I think part of what had once been so difficult for me about leaning into the girl role (besides, you know: ugh, patriarchy) is that it was scary to admit that I craved nurturing. I had always been seen as capable — I didn’t need help to get good grades, I didn’t need help to follow rules, I didn’t need help achieving — and so I was often denied support because that precious resource was reserved for people who needed it more than me. Or perhaps more accurately: it was reserved for people who needed it differently than me. But just because I was the first kid in the class to read doesn’t mean that I didn’t need help fostering my learning skills. Just because I could self-soothe and manage my behavior doesn’t mean that I didn’t need help recognizing and expressing my emotions. Just because I was capable doesn’t mean that I didn’t need to be nurtured.

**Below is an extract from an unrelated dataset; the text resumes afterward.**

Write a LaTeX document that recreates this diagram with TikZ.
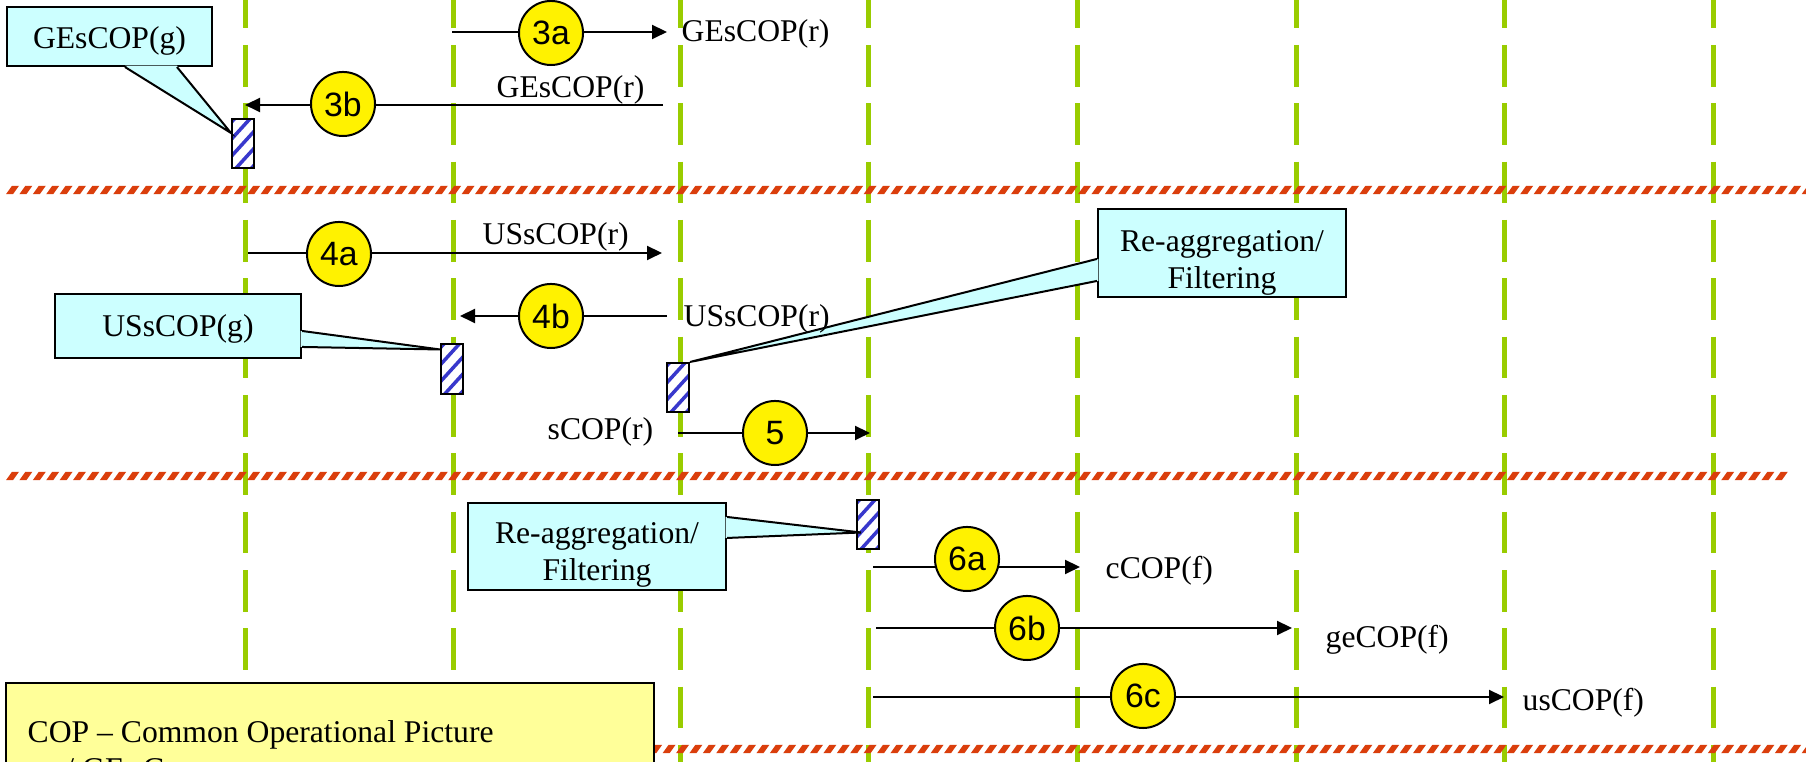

But I had adapted so spectacularly to doing without that I told myself I didn’t need it. I was obsessed with my success at becoming a whole-seeming human, in spite of my circumstances, even though what I had actually become was a smoothly-running machine that never required others for maintenance. But receiving a little (or a lot of!) maintenance from another person can feel really good! And, in the classic conundrum of invulnerability, masking my deficits to attract someone only succeeded at leaving them oblivious to the maintenance I so desperately required. It was simply untrue that the way to get someone to like me was not to have any needs at all.

So the idea of taking Father’s Day and using it to celebrate someone who actually nurtures me, who sees me, who makes me feel safe, who cultivates vulnerability and never uses it against me, feels totally right. It makes the day feel like it can be for me again. It makes me think that I may have a hope of feeling included. One of the best things about living queerly is that you get to make up your own rules, and one of the best things about submission is reaching seemingly impossible expressions of flexibility. Bending the rules of this holiday to fit my needs has become my gift to myself.